» Work to do: Quote only the span from the first line of the entries to the line containing "import * as", both ends kept. Leave every picture out.

» Material provided:
^^^^
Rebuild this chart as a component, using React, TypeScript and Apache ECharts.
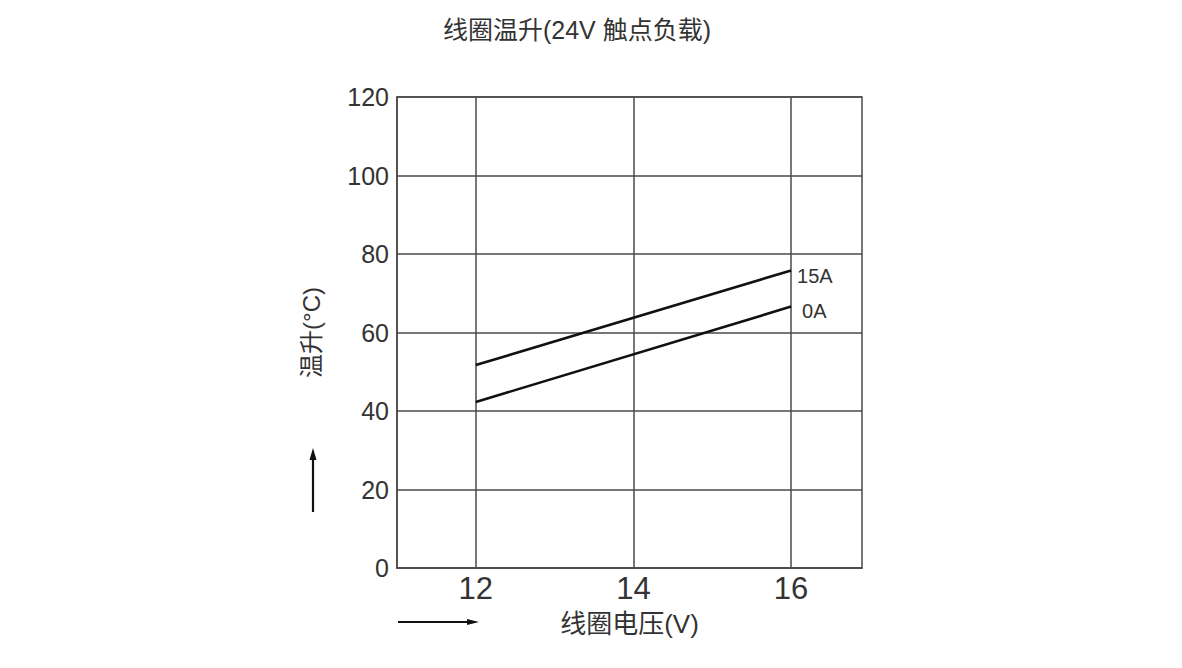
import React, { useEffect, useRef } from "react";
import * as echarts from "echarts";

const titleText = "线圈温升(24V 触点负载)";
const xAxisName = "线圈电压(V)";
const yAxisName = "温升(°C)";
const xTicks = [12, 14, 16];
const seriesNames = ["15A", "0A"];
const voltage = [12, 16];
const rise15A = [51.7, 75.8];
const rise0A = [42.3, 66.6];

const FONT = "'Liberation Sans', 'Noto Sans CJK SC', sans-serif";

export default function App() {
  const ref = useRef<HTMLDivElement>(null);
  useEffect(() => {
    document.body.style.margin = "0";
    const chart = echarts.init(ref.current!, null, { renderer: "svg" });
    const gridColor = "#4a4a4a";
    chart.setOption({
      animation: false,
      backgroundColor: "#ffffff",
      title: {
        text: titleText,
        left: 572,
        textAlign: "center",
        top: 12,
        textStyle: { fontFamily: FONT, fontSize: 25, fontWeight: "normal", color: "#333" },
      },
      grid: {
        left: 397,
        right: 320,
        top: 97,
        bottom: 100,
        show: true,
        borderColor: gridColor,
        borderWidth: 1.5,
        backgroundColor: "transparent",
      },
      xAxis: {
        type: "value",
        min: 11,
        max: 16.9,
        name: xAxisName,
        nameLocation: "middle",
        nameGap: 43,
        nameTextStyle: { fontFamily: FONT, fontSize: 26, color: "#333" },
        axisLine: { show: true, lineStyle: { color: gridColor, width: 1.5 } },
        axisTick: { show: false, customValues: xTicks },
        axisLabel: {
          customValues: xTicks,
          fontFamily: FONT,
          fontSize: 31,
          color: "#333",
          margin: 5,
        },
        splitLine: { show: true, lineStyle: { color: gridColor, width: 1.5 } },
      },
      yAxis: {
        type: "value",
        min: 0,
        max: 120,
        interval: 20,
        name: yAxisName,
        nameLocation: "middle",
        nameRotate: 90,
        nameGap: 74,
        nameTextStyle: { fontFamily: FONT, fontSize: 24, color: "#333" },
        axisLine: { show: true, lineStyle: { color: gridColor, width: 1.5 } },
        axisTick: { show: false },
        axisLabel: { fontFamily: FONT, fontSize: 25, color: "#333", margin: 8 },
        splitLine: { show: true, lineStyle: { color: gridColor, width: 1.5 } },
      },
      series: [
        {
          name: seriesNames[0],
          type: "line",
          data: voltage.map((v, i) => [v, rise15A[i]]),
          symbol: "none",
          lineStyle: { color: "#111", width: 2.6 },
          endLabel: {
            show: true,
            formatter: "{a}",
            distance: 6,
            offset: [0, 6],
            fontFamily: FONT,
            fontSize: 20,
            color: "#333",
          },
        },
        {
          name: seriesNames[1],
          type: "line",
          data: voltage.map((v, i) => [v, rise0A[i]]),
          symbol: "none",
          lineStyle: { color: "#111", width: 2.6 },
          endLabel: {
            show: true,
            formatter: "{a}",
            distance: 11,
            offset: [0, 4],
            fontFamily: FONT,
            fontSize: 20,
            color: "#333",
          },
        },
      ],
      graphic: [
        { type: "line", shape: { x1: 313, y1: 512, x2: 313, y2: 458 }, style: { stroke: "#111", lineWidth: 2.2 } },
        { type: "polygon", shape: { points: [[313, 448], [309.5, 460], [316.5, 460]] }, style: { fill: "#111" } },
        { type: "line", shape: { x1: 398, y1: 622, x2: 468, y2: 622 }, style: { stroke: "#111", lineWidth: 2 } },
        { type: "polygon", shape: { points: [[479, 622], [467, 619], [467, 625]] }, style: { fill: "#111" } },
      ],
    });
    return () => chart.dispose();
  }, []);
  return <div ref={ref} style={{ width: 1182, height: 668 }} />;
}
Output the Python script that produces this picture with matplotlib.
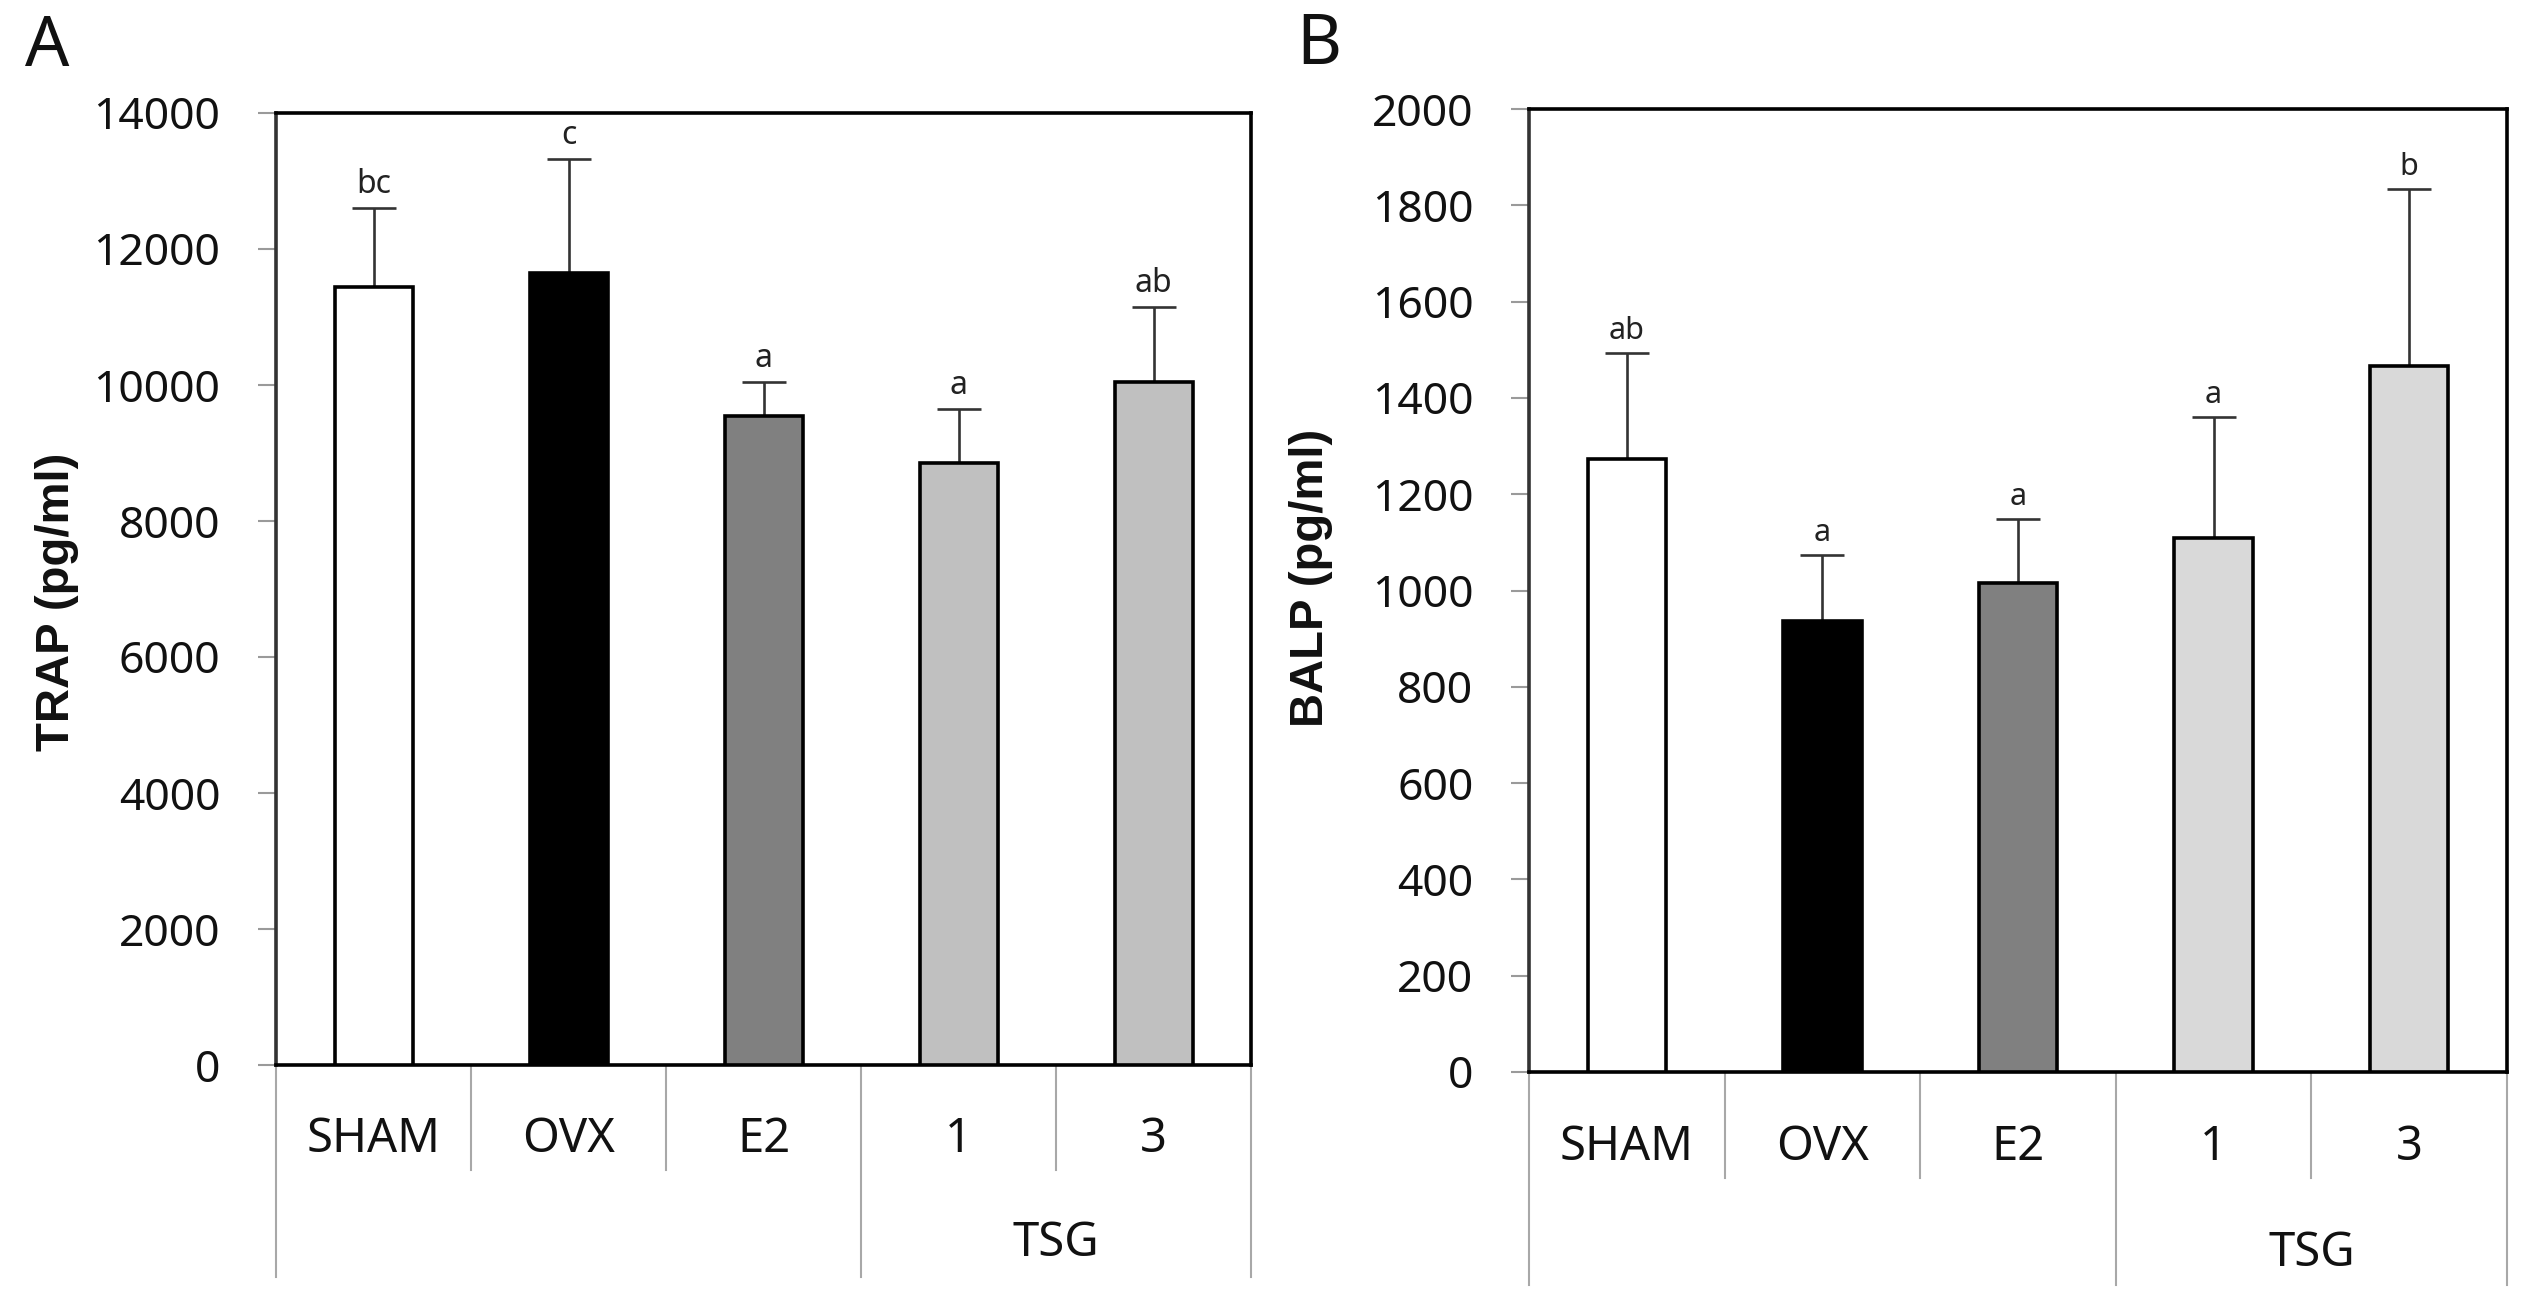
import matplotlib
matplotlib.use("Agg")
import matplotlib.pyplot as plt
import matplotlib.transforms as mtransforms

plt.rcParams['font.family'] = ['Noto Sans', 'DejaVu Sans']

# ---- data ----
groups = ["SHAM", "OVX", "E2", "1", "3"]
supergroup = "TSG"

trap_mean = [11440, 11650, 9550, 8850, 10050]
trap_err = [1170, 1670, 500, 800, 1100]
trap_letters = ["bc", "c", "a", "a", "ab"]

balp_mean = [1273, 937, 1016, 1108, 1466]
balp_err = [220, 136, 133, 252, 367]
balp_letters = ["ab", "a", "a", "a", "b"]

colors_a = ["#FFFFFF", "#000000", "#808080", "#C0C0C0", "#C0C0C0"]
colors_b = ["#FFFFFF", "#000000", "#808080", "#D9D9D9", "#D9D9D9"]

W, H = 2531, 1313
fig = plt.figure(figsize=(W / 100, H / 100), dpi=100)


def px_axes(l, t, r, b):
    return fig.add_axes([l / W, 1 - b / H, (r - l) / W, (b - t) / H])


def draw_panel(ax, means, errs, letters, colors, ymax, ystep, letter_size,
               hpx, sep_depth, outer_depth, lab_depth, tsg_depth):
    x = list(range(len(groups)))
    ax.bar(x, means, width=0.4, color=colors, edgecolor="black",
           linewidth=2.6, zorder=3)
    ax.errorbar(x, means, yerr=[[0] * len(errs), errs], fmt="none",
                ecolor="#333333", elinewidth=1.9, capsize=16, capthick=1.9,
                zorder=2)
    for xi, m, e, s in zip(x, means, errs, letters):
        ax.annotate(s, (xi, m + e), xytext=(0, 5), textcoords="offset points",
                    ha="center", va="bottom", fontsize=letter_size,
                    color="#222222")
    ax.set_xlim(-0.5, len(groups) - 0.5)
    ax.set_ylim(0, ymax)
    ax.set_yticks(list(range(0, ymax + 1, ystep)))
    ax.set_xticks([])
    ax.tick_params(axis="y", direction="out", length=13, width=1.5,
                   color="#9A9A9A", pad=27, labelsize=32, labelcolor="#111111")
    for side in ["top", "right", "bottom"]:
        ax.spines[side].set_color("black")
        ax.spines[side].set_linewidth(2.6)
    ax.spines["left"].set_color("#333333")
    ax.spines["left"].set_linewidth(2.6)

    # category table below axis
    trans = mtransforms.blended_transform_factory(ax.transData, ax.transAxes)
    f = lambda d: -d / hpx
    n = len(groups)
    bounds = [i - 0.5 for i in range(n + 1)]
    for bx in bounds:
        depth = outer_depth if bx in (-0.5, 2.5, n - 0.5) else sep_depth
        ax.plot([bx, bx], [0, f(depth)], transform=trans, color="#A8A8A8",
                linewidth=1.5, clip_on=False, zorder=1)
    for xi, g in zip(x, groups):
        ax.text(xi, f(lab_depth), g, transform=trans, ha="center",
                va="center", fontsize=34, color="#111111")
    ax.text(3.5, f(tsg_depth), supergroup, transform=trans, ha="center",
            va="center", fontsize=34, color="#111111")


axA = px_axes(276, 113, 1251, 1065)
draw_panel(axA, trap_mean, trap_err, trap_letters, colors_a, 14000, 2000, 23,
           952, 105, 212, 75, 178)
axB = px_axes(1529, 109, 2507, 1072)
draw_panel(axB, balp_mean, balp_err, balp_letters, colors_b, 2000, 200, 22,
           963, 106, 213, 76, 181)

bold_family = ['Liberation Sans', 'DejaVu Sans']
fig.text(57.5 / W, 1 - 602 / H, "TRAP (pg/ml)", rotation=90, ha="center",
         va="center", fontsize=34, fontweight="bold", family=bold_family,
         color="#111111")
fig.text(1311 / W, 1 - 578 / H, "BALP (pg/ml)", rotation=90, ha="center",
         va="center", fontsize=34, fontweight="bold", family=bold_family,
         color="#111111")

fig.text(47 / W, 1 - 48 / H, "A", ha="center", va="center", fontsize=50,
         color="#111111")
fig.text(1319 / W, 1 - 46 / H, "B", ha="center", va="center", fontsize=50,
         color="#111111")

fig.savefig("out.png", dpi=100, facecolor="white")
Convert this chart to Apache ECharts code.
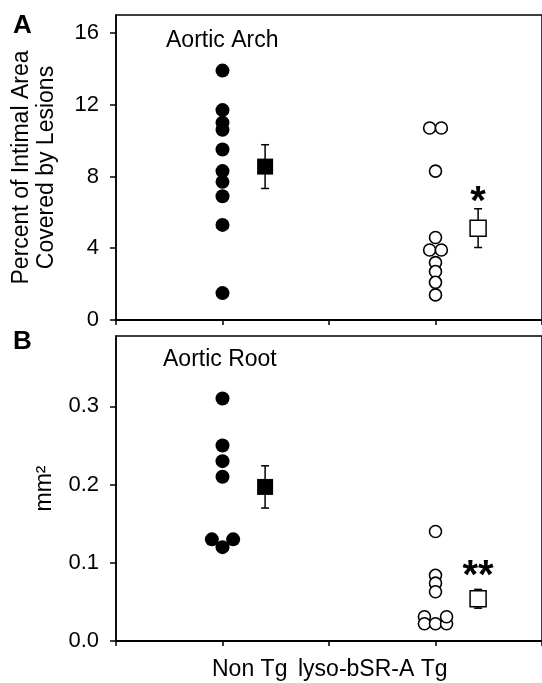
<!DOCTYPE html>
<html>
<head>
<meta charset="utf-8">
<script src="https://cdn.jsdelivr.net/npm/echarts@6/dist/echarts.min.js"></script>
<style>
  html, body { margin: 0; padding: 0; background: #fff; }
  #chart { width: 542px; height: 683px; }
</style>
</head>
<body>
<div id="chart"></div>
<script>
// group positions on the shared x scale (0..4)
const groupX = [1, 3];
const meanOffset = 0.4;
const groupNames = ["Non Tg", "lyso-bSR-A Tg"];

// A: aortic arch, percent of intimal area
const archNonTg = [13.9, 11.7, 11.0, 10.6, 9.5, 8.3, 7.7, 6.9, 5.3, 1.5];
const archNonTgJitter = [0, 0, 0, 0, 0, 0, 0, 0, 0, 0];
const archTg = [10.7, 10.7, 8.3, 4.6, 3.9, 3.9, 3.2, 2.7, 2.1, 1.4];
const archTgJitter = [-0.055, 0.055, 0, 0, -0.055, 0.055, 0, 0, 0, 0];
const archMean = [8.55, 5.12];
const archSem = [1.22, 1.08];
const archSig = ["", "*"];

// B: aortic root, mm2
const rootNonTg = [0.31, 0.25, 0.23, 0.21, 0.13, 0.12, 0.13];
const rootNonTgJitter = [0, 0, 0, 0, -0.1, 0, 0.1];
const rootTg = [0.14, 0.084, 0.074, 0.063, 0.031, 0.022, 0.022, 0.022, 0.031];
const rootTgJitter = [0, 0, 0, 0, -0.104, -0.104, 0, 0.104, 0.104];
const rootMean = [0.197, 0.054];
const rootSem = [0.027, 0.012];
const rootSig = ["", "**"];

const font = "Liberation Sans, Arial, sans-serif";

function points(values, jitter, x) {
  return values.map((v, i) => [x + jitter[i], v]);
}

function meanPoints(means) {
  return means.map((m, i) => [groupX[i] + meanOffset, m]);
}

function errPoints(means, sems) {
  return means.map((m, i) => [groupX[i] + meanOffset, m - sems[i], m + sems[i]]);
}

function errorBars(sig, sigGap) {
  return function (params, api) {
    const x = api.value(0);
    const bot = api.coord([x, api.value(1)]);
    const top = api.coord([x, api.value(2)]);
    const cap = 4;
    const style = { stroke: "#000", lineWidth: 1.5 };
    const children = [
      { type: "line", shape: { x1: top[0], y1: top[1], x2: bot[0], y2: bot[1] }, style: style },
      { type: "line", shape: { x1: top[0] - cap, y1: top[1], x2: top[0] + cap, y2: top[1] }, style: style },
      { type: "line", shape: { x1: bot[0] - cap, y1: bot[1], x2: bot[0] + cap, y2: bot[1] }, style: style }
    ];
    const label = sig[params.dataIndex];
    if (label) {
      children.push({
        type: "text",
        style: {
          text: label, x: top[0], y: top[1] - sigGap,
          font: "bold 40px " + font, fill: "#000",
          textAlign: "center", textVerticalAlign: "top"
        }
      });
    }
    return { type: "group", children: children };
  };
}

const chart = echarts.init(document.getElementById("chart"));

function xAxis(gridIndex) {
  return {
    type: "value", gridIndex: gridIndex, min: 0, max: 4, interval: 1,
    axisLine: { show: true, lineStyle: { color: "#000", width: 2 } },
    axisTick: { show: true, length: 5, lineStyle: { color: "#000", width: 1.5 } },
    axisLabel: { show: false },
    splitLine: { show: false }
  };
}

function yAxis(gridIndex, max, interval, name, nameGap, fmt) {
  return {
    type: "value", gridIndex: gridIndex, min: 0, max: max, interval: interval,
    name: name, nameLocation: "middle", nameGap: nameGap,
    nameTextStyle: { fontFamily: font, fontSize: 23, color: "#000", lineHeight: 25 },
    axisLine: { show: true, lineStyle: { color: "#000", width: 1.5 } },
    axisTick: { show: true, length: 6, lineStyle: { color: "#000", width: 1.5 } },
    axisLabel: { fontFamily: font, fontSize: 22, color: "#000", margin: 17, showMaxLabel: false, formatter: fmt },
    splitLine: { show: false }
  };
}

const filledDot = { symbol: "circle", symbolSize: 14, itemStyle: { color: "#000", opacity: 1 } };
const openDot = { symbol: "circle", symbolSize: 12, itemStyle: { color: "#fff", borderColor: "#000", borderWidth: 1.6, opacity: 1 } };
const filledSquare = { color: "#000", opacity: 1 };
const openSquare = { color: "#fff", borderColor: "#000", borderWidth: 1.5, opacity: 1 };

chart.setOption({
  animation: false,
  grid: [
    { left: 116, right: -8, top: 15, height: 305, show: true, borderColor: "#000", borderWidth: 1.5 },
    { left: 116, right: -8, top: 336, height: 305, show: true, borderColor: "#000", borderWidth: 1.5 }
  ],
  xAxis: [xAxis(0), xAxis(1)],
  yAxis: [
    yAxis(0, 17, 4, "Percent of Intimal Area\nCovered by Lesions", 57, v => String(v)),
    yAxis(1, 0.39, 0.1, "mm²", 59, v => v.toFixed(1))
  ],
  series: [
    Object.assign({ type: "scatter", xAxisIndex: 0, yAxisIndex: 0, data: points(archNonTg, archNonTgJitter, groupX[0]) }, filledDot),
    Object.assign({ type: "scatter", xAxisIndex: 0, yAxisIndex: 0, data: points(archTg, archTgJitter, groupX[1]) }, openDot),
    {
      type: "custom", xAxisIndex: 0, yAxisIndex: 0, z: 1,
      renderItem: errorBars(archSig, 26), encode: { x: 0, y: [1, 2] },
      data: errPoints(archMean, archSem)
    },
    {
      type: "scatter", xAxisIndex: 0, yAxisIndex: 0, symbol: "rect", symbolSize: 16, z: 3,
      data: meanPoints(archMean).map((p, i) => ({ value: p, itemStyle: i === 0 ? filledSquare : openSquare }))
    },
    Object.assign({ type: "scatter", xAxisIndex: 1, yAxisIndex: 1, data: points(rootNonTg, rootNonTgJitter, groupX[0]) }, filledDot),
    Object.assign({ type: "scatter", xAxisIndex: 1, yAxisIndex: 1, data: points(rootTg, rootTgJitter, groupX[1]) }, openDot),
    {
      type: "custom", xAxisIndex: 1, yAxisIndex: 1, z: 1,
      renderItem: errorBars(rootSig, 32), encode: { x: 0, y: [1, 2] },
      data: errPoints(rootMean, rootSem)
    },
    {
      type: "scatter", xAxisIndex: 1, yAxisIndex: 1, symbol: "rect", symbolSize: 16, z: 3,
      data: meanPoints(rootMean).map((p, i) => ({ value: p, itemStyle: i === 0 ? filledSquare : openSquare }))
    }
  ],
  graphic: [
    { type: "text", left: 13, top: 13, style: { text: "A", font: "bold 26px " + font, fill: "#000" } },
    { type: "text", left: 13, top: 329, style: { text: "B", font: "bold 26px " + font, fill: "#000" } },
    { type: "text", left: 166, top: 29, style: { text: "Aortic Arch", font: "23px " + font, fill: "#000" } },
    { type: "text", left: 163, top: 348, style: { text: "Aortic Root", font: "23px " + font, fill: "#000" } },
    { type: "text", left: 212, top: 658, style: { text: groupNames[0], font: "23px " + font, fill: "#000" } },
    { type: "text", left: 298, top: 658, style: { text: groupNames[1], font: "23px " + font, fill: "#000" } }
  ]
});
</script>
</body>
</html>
^^^^
» Answer to the exercise:
Rebuild this chart as a component, using React, TypeScript and Apache ECharts.
import React, { useEffect, useRef } from "react";
import * as echarts from "echarts";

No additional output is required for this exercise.